The fourth-quarter outburst answered a third quarter that saw South Carolina trim a 28-12 halftime deficit 35-24 after three quarters. Person’s 52-yard score on the second play of the second half was answered by a 52-yard scoring catch by South Pointe’s Derion Kendrick for South Carolina. T.L. Hanna’s Braylon Peterson picked off a North Carolina pass and returned it 36 yards for the Sandlappers’ other third-quarter score. Gentry said it was crucial for North Carolina to stop the momentum.
“Even in the first half, it seemed like we would score and they would come right back and score,” Gentry said. “When they got the momentum back we knew what we had to do. It was hard for us to put the nail in the coffin until we started grinding it out up front. Those running backs just took care of it.”
The Tarheels had another momentum-killer in the first half. After Bryce Thompson’s 40-yard touchdown catch pulled South Carolina to within 14-12, North Carolina immediately responded with Dyami Brown’s 92-yard kick return to make it 21-12 late in the first quarter.
“That was a big, big play,” Gentry said. “I told the folks at ESPN in the interview yesterday that special teams could be the difference. We had a punt block, we had a kick return for a touchdown, and we didn’t mess up in special teams.”
South Carolina head coach Dave Gutshall said South Carolina’s inability to run the ball and some special teams breakdowns were the keys to the game. The Sandlappers rushed for just 79 yards and gave up 147 combined return yards.

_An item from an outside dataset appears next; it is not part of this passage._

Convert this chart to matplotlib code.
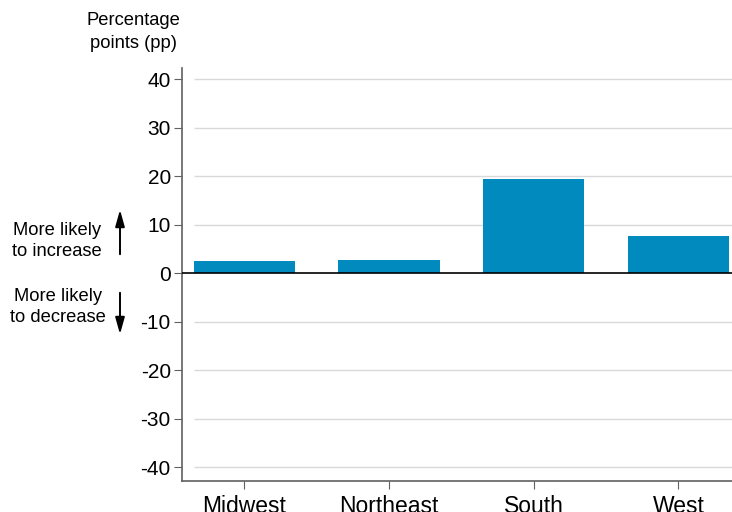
import numpy as np
import matplotlib
matplotlib.use("Agg")
import matplotlib.pyplot as plt

plt.rcParams['font.family'] = ['Liberation Sans', 'DejaVu Sans']

# data
regions = ["Midwest", "Northeast", "South", "West"]
change_pp = [2.5, 2.7, 19.4, 7.6]
yticks = [-40, -30, -20, -10, 0, 10, 20, 30, 40]

fig = plt.figure(figsize=(7.32, 5.12), dpi=100)
ax = fig.add_axes([0.2486, 0.0605, 0.7514, 0.8065])

x = np.arange(len(regions))
ax.set_xlim(-0.43, 3.37)
ax.set_ylim(-42.8, 42.3)

# light gridlines, starting at the first bar
for t in yticks:
    if t != 0:
        ax.hlines(t, -0.35, 3.37, color="#d9d9d9", lw=1, zorder=0)

ax.bar(x, change_pp, width=0.7, color="#008ABD", zorder=2)
ax.axhline(0, color="black", lw=1.2, zorder=3)

ax.set_yticks(yticks)
ax.set_yticklabels([str(t) for t in yticks], fontsize=15)
ax.set_xticks(x)
ax.set_xticklabels(regions, fontsize=16.5)

for s in ["top", "right"]:
    ax.spines[s].set_visible(False)
ax.spines["left"].set_color("#606060")
ax.spines["bottom"].set_color("#606060")
ax.spines["left"].set_linewidth(1.2)
ax.spines["bottom"].set_linewidth(1.2)
ax.tick_params(axis="y", direction="out", length=6, color="#606060", pad=2)
ax.tick_params(axis="x", direction="out", length=6, color="#606060", pad=4)

fig.text(133 / 732, 1 - 32 / 512, "Percentage\npoints (pp)", ha="center",
         va="center", fontsize=13.2, linespacing=1.5)

fig.text(57 / 732, 1 - 241 / 512, "More likely\nto increase", ha="center",
         va="center", fontsize=13.2, linespacing=1.38)
fig.text(58 / 732, 1 - 307 / 512, "More likely\nto decrease", ha="center",
         va="center", fontsize=13.2, linespacing=1.38)

style = "-|>,head_length=10,head_width=2.8"
fig.add_artist(matplotlib.patches.FancyArrowPatch(
    (120 / 732, 1 - 257 / 512), (120 / 732, 1 - 207 / 512),
    transform=fig.transFigure, arrowstyle=style,
    color="black", lw=1.4, mutation_scale=1))
fig.add_artist(matplotlib.patches.FancyArrowPatch(
    (120 / 732, 1 - 290 / 512), (120 / 732, 1 - 337 / 512),
    transform=fig.transFigure, arrowstyle=style,
    color="black", lw=1.4, mutation_scale=1))

fig.savefig("out.png", dpi=100)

“We didn’t tackle well, that was obvious, but we knew they could lean on us a little bit,” Gutshall said. “I think the thing that really affected us is that we couldn’t run the football. When we couldn’t do that, it put so much pressure on the passing game. The kick return really hurt, and we weren’t very good on special teams. Sometimes with things get rolling, it’s hard to get it to stop.”